When it comes to your personal finances, patriotism can lead to financial ruin.
It pays to be a little more practical.
Patriotism is taken advantage of by governments and their propaganda peddlers.
In the past 100 years, taking a patriotic approach to managing your finances did not help the following people:
- Germans in 1921 to 1924, who went through a period of hyperinflation. You may as well add at least the next few decades.
- Russians since 1917 and pretty much through to 2017, give or take a few periods of calm and growth, unless you happen to be the odd oligarch.
- Argentines in 1975 through to 1991, and 1998 to 2002.
- Japanese in 1991.
- Mexicans in 1994.
- A whole host of countries in 2008.
- Venezuelans in 2012 (and still ongoing).

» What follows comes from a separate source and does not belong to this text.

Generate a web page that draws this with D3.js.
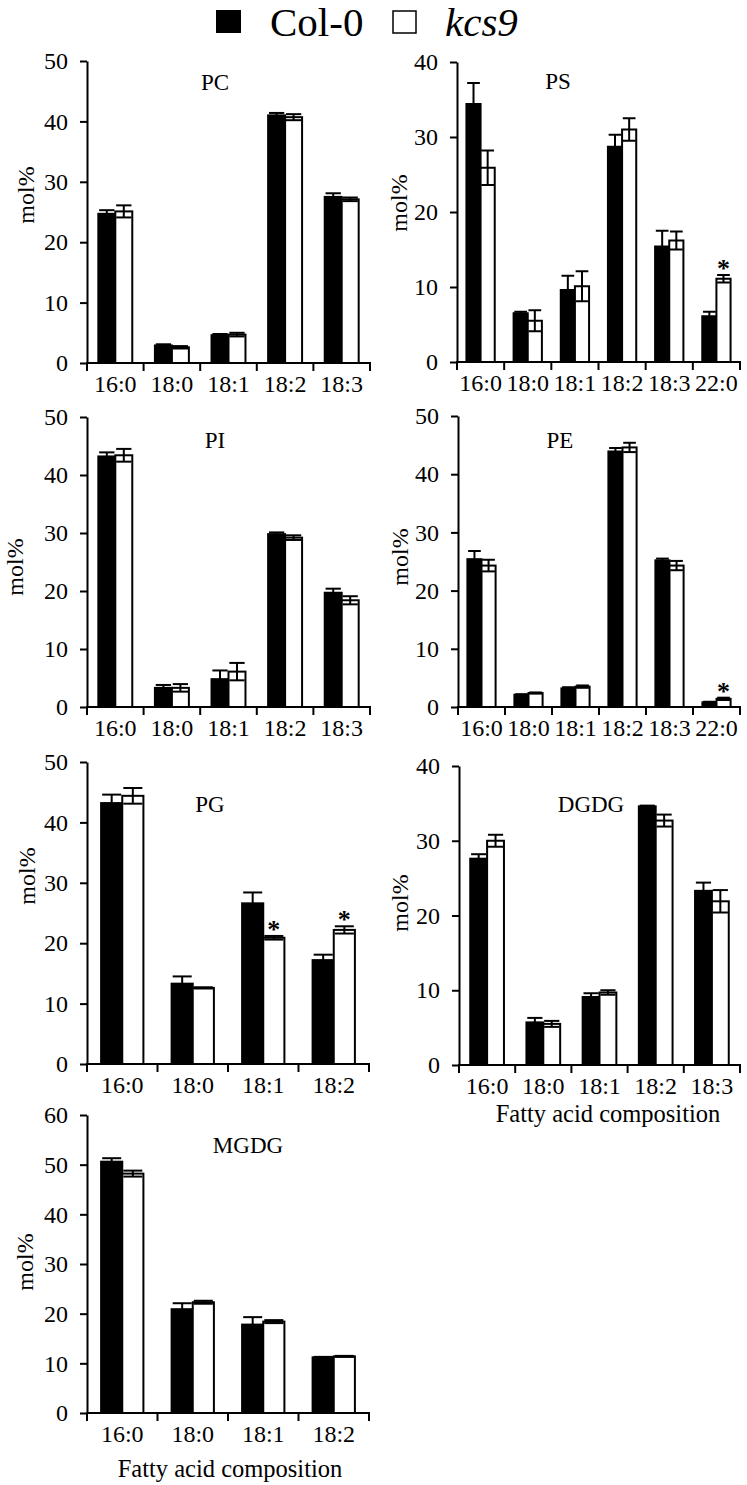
<!DOCTYPE html>
<html>
<head>
<meta charset="utf-8">
<script src="https://cdn.jsdelivr.net/npm/d3@7"></script>
<style>
  html, body { margin: 0; padding: 0; background: #fff; }
  svg { display: block; }
</style>
</head>
<body>
<svg id="chart" width="747" height="1485"></svg>
<script>
// ─── Data ──────────────────────────────────────────────────────────
const cats5 = ["16:0", "18:0", "18:1", "18:2", "18:3"];
const cats6 = ["16:0", "18:0", "18:1", "18:2", "18:3", "22:0"];
const cats4 = ["16:0", "18:0", "18:1", "18:2"];

const pcCol = [24.7, 2.9, 4.6, 41.0, 27.5];
const pcColErr = [0.6, 0.2, 0.2, 0.4, 0.6];
const pcKcs = [25.1, 2.6, 4.7, 40.7, 27.1];
const pcKcsErr = [1.0, 0.2, 0.3, 0.5, 0.3];

const psCol = [34.4, 6.5, 9.6, 28.7, 15.4, 6.1];
const psColErr = [2.8, 0.2, 1.9, 1.6, 2.1, 0.6];
const psKcs = [25.9, 5.5, 10.1, 31.0, 16.2, 11.1];
const psKcsErr = [2.3, 1.4, 2.0, 1.5, 1.2, 0.5];
const psSig = [0, 0, 0, 0, 0, 1];

const piCol = [43.2, 3.3, 4.8, 29.8, 19.7];
const piColErr = [0.7, 0.5, 1.5, 0.3, 0.7];
const piKcs = [43.4, 3.3, 6.1, 29.2, 18.4];
const piKcsErr = [1.1, 0.65, 1.5, 0.4, 0.7];

const peCol = [25.4, 2.1, 3.2, 43.9, 25.2, 0.8];
const peColErr = [1.4, 0.1, 0.2, 0.6, 0.3, 0.1];
const peKcs = [24.3, 2.4, 3.5, 44.6, 24.3, 1.4];
const peKcsErr = [1.0, 0.1, 0.2, 0.8, 0.8, 0.2];
const peSig = [0, 0, 0, 0, 0, 1];

const pgCol = [43.2, 13.3, 26.6, 17.2];
const pgColErr = [1.4, 1.2, 1.8, 0.9];
const pgKcs = [44.4, 12.6, 20.9, 22.2];
const pgKcsErr = [1.3, 0.1, 0.3, 0.6];
const pgSig = [0, 0, 1, 1];

const dgdgCol = [27.6, 5.7, 9.1, 34.6, 23.3];
const dgdgColErr = [0.6, 0.6, 0.5, 0.1, 1.1];
const dgdgKcs = [30.0, 5.5, 9.7, 32.7, 21.9];
const dgdgKcsErr = [0.8, 0.4, 0.3, 0.8, 1.5];

const mgdgCol = [50.6, 20.9, 17.8, 11.2];
const mgdgColErr = [0.7, 1.2, 1.5, 0.1];
const mgdgKcs = [48.2, 22.3, 18.4, 11.4];
const mgdgKcsErr = [0.6, 0.3, 0.3, 0.1];

const seriesNames = ["Col-0", "kcs9"];

// ─── Layout (pixel boxes per panel) ────────────────────────────────
const panels = [
  { title: "PC", cats: cats5, col: pcCol, colErr: pcColErr, kcs: pcKcs, kcsErr: pcKcsErr,
    max: 50, x0: 87, x1: 370, yTop: 61, yBot: 363, titleX: 215, titleY: 90, labX: 34, labY: 195 },
  { title: "PS", cats: cats6, col: psCol, colErr: psColErr, kcs: psKcs, kcsErr: psKcsErr, sig: psSig,
    max: 40, x0: 457, x1: 740, yTop: 62, yBot: 362, titleX: 558, titleY: 89, labX: 407, labY: 203 },
  { title: "PI", cats: cats5, col: piCol, colErr: piColErr, kcs: piKcs, kcsErr: piKcsErr,
    max: 50, x0: 87, x1: 370, yTop: 417, yBot: 707, titleX: 215, titleY: 448, labX: 23, labY: 567 },
  { title: "PE", cats: cats6, col: peCol, colErr: peColErr, kcs: peKcs, kcsErr: peKcsErr, sig: peSig,
    max: 50, x0: 458, x1: 740, yTop: 416, yBot: 707, titleX: 560, titleY: 448, labX: 408, labY: 557 },
  { title: "PG", cats: cats4, col: pgCol, colErr: pgColErr, kcs: pgKcs, kcsErr: pgKcsErr, sig: pgSig,
    max: 50, x0: 87, x1: 369, yTop: 762, yBot: 1064, titleX: 210, titleY: 812, labX: 35, labY: 876 },
  { title: "DGDG", cats: cats5, col: dgdgCol, colErr: dgdgColErr, kcs: dgdgKcs, kcsErr: dgdgKcsErr,
    max: 40, x0: 459, x1: 740, yTop: 766, yBot: 1065, titleX: 591, titleY: 812, labX: 408, labY: 903,
    xTitle: { x: 608, y: 1122 } },
  { title: "MGDG", cats: cats4, col: mgdgCol, colErr: mgdgColErr, kcs: mgdgKcs, kcsErr: mgdgKcsErr,
    max: 60, x0: 87, x1: 369, yTop: 1115, yBot: 1413, titleX: 248, titleY: 1153, labX: 33, labY: 1262,
    xTitle: { x: 230, y: 1477 } },
];

const FONT = "'Liberation Serif', 'Times New Roman', serif";
const svg = d3.select("#chart");

// ─── Legend ────────────────────────────────────────────────────────
const legend = svg.append("g").attr("font-family", FONT).attr("font-size", 41);
legend.append("rect").attr("x", 216).attr("y", 10).attr("width", 25).attr("height", 23).attr("fill", "#000");
legend.append("text").attr("x", 270).attr("y", 36).text(seriesNames[0]);
legend.append("rect").attr("x", 393).attr("y", 11).attr("width", 23).attr("height", 22)
  .attr("fill", "#fff").attr("stroke", "#000").attr("stroke-width", 1.5);
legend.append("text").attr("x", 445).attr("y", 36).attr("font-style", "italic").text(seriesNames[1]);

// ─── Panels ────────────────────────────────────────────────────────
panels.forEach((p) => {
  const g = svg.append("g").attr("font-family", FONT);

  const x = d3.scaleBand().domain(p.cats).range([p.x0, p.x1]).paddingInner(0.4).paddingOuter(0.2);
  const sub = d3.scaleBand().domain(["col", "kcs"]).range([0, x.bandwidth()]);
  const y = d3.scaleLinear().domain([0, p.max]).range([p.yBot, p.yTop]);

  const rows = p.cats.map((c, i) => ({
    cat: c,
    vals: [
      { key: "col", v: p.col[i], e: p.colErr[i], fill: "#000" },
      { key: "kcs", v: p.kcs[i], e: p.kcsErr[i], fill: "#fff" },
    ],
    sig: p.sig ? p.sig[i] : 0,
  }));

  // bars
  const grp = g.selectAll(".grp").data(rows).join("g")
    .attr("transform", (d) => `translate(${x(d.cat)},0)`);

  grp.selectAll("rect").data((d) => d.vals).join("rect")
    .attr("x", (d) => sub(d.key))
    .attr("y", (d) => y(d.v))
    .attr("width", sub.bandwidth())
    .attr("height", (d) => y(0) - y(d.v))
    .attr("fill", (d) => d.fill)
    .attr("stroke", "#000")
    .attr("stroke-width", 2);

  // error bars
  const capW = sub.bandwidth() * 0.9;
  const eb = grp.selectAll(".err").data((d) => d.vals).join("g").attr("class", "err")
    .attr("stroke", "#000").attr("stroke-width", 2);
  eb.append("line")
    .attr("x1", (d) => sub(d.key) + sub.bandwidth() / 2)
    .attr("x2", (d) => sub(d.key) + sub.bandwidth() / 2)
    .attr("y1", (d) => y(d.v - d.e))
    .attr("y2", (d) => y(d.v + d.e));
  [1, -1].forEach((s) => {
    eb.append("line")
      .attr("x1", (d) => sub(d.key) + (sub.bandwidth() - capW) / 2)
      .attr("x2", (d) => sub(d.key) + (sub.bandwidth() + capW) / 2)
      .attr("y1", (d) => y(d.v + s * d.e))
      .attr("y2", (d) => y(d.v + s * d.e));
  });

  // significance stars
  grp.filter((d) => d.sig).append("text")
    .attr("x", sub("kcs") + sub.bandwidth() / 2)
    .attr("y", (d) => y(d.vals[1].v + d.vals[1].e) + 2)
    .attr("text-anchor", "middle")
    .attr("font-size", 26)
    .attr("font-weight", "bold")
    .text("*");

  // y axis
  const yAxis = g.append("g")
    .attr("transform", `translate(${p.x0},0)`)
    .call(d3.axisLeft(y).ticks(p.max / 10).tickSize(7).tickPadding(12).tickSizeOuter(0));
  yAxis.select(".domain").attr("stroke", "#000").attr("stroke-width", 2);
  yAxis.selectAll(".tick line").attr("stroke", "#000").attr("stroke-width", 2);
  yAxis.selectAll(".tick text").attr("font-family", FONT).attr("font-size", 24).attr("fill", "#000");

  // x axis: baseline and ticks at category boundaries
  const bounds = p.cats.map((c) => x(c) - x.step() * x.paddingOuter()).concat([p.x1]);
  g.append("line")
    .attr("x1", p.x0 - 1).attr("x2", p.x1 + 1)
    .attr("y1", y(0)).attr("y2", y(0))
    .attr("stroke", "#000").attr("stroke-width", 2);
  g.selectAll(".xtick").data(bounds).join("line")
    .attr("x1", (d) => d).attr("x2", (d) => d)
    .attr("y1", y(0)).attr("y2", y(0) + 8)
    .attr("stroke", "#000").attr("stroke-width", 2);
  g.selectAll(".xlab").data(p.cats).join("text")
    .attr("x", (d) => x(d) + x.bandwidth() / 2)
    .attr("y", y(0) + 29)
    .attr("text-anchor", "middle")
    .attr("font-size", 24)
    .text((d) => d);

  // title
  g.append("text")
    .attr("x", p.titleX).attr("y", p.titleY)
    .attr("text-anchor", "middle")
    .attr("font-size", 23)
    .text(p.title);

  // y label
  g.append("text")
    .attr("transform", `translate(${p.labX},${p.labY}) rotate(-90)`)
    .attr("text-anchor", "middle")
    .attr("font-size", 24)
    .text("mol%");

  // x title
  if (p.xTitle) {
    g.append("text")
      .attr("x", p.xTitle.x).attr("y", p.xTitle.y)
      .attr("text-anchor", "middle")
      .attr("font-size", 24.5)
      .text("Fatty acid composition");
  }
});
</script>
</body>
</html>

This is just a small example of the numerous financial, political, economic, and banking crises that have occurred.
All those people would not have been helped by being patriotic towards their country. Far from it. They were impoverished by political, economic and financial folly at the national level.
Patriotic propaganda during those times would have pushed you into doing the bidding of your respective governments, and you would have been rewarded with poverty.
In all the scenarios outlined above, if those individuals, families or businesses managed their finances with a global perspective in a pragmatic manner, then they may well have allocated say 50% of their wealth outside their arbitrary national border. If they had done so, they would have only gone 50% bankrupt, and in extreme cases, some may even have been able to escape with their life.
Many of the scenarios outlined are acknowledged as extreme events, but they happen with such regularity that it may be inaccurate to think of them as extreme; they are simply a reflection of the real world and all that can and does go wrong.
The only logical conclusion to draw from this is that you should expect national failure or disruption during your lifetime (no matter the cause), and think about your finances pragmatically. Don’t allow propaganda peddling patriotism to fool you into making poor choices for your finances, your person and your family’s general well-being.
Who exactly should come first? Your own individual well-being and personal liberty, or the needs of a nation, made up of large numbers of people you will never even meet. When you realise that ‘putting the nation’s interest first’ often only means putting the needs of certain special interest groups or organisations before your own, then you may not be so quick to be patriotic.
Money essentially has no emotion and the proper management of it should only be undertaken with reason and logic; using it as a means to obtain the things you need and want in life.
The nation, your country, and your ‘patriotic duty’ should always come second to the needs of your own personal and family’s wellbeing.
When it comes to your hard-earned money; don’t let anyone ever fool you into thinking otherwise.